For generations, the Sheremetevs had been one of Russia’s preeminent noble families. They had served the grand princes of Moscow, predecessors of the tsars. A Sheremetev was married to Ivan the Terrible’s son, Ivan, who was murdered by his father. Field Marshal Boris Sheremetev commanded the Russian army in Peter the Great’s historic victory over Charles XII of Sweden at Poltava in 1709. By the mid-eighteenth century, the Sheremetev family was the wealthiest noble family in Russia, with estates totaling two million acres spread across the empire. Some of these estates consisted of dozens of villages, each village including more than a hundred households. Sheremetevs possessed saddles, billiard tables, and hunting dogs imported from England, ham brought from Westphalia, and clothing, pomade, tobacco, and razors, from Paris. Count Nicholas Sheremetev, the head of the family during most of Catherine’s reign, owned 210,000 serfs, more people than made up the population of St. Petersburg.
Kuskovo, one of the richest of the Sheremetev estates, lay only five miles east of the Moscow Kremlin. Here, in an Italianate palace, the walls of hallways and ceremonial rooms were hung with Rembrandts and Van Dykes. In the library, busts of Voltaire and Benjamin Franklin faced shelves with twenty thousand volumes, including works by Voltaire, Montesquieu, Diderot, Rousseau, Corneille, Molière, and Cervantes, and French translations of Milton, Pope, and Fielding.
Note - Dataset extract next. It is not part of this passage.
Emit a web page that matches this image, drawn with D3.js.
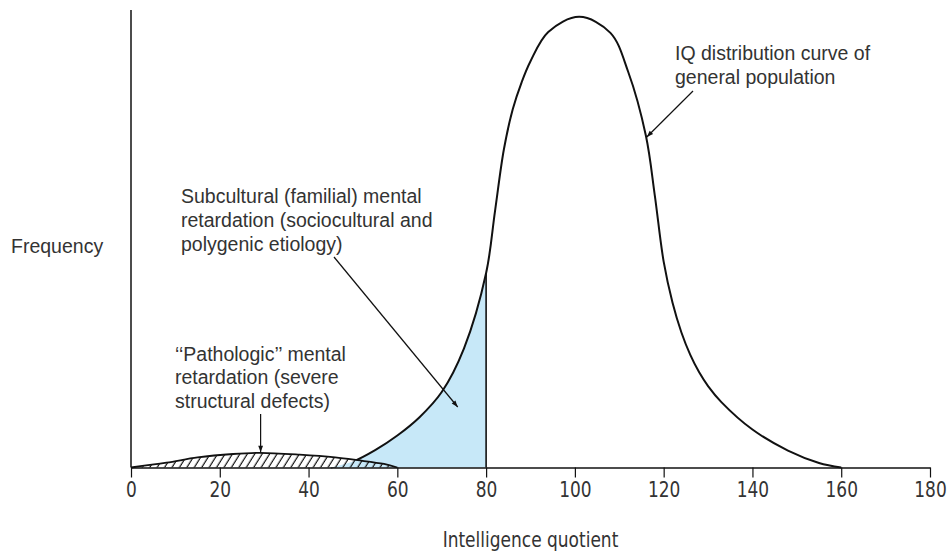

Outside the palace, in an artificial lake dug by serfs, floated a fully rigged warship and a Chinese junk.
Nicholas Sheremetev, grandson of the field marshal and heir to this wealth, grew up in a world of luxury and privilege. He was taught Russian, French, and German, the violin and the clavichord, and given lessons in painting, sculpture, architecture, fencing, and riding. As a boy, he was selected by Empress Catherine to became a playmate of her son and heir, Grand Duke Paul.
Nineteen years after Nicholas’s birth, a young serf girl named Praskovia was born on a Sheremetev estate. Her father was an illiterate blacksmith with a weakness for the bottle. He was often violent and regularly beat his wife in front of their children. At the age of eight, Praskovia was taken into the palace. Neither she nor her parents had a choice; serfs routinely were forced to give up their children whenever and for whatever purpose the master decided. She was taught to read and write. She met Nicholas when she was nine and he was twenty-six. Nicholas, still unmarried, liked women, and the women he found most appealing—or perhaps simply more available and undemanding—were his own serfs. He and Praskovia became lovers in the mid-1780s, when she was seventeen and he was approaching thirty-five. They grew closer, bound to each other not only because he was the master but by a shared passion for music. She had displayed a rare talent as a singer and he was driven by a vision of creating the finest opera company in Russia. She made her debut on the stage of the new Sheremetev opera theater while still an adolescent and immediately established herself as the star. With dark, expressive eyes, a pale complexion, auburn hair, and a slight, almost fragile build, she performed under the name of “the Pearl.” Her soprano voice has been described by her biographer as “a miracle of color and beauty, with amazing range, emotion, power, precision and clarity.”
Between 1784 and 1788, Nicholas staged over forty different productions: grand operas, operas comiques, comedies, and ballets. The Russian nobility flocked to see and listen to Praskovia sing. Empress Catherine, on her return from her Crimean trip in 1787, came to Kuskovo and, despite her tin ear, was deeply moved by Praskovia. It was, the empress said, the “most magnificent performance” she had ever attended. After the opera, Catherine asked to meet Praskovia, who was brought forth. The empress spoke to the singer briefly and later sent Praskovia a diamond ring worth 350 rubles—this at a time when giving gifts to serfs was unprecedented.
By 1796, however, Praskovia was suffering from an illness manifesting itself in severe headaches, dizziness, coughing, and pains in her chest. Forced to retire, she last sang on April 25 of that year when she was twenty-eight. Nicholas closed his theater and, in 1798, gave Praskovia her freedom. Later he explained:
I had the most tender, the most passionate feelings for her. Yet I examined my heart—was it overwhelmed merely by passionate desire, or did it see past her beauty to her other qualities? Seeing that my heart longed for more than love and friendship, more than mere physical pleasure, for a long time I observed the character and qualities of my heart’s desire and found in her a mind adorned with virtue, sincerity, a true love for humanity, constancy, fidelity, and an unshakable faith in God. These qualities captured me more than her beauty for they are more powerful than all the external charms and much rarer.